To find the work being transferred onto the box by the student, we can use the work-energy principle, which states that the work done on an object is equal to the change in its kinetic energy.
The formula for kinetic energy (KE) is:
\[ KE = \frac{1}{2}mv^2 \]
where:
- \( m \) is the mass of the object (in kg),
- \( v \) is the velocity of the object (in m/s).
In this scenario:
- The mass \( m = 100 , \text{kg} \),
- The initial velocity \( v_i = 0 , \text{m/s} \) (since the box is at rest),
- The final velocity \( v_f = 3 , \text{m/s} \).

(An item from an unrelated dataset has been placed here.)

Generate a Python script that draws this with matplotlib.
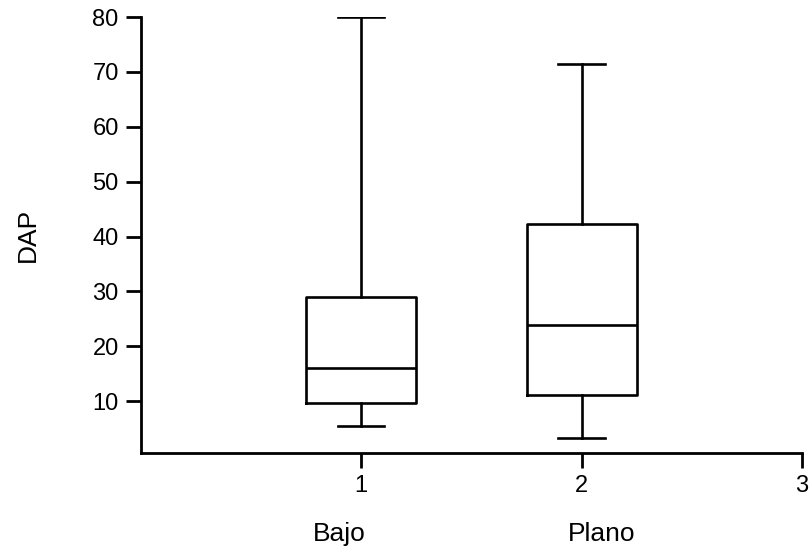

First, we calculate the final kinetic energy:
\[ KE_f = \frac{1}{2} \times 100 , \text{kg} \times (3 , \text{m/s})^2 \]
Calculating this:
\[ KE_f = \frac{1}{2} \times 100 \times 9 = 450 , \text{J} \]
Since the box was initially at rest, the initial kinetic energy \( KE_i \) is:
\[ KE_i = \frac{1}{2} \times 100 \times (0 , \text{m/s})^2 = 0 , \text{J} \]
Now, we can find the work done (W) on the box:
\[ W = KE_f - KE_i = 450 , \text{J} - 0 , \text{J} = 450 , \text{J} \]
Thus, the work being transferred onto the box by the student is 450 J.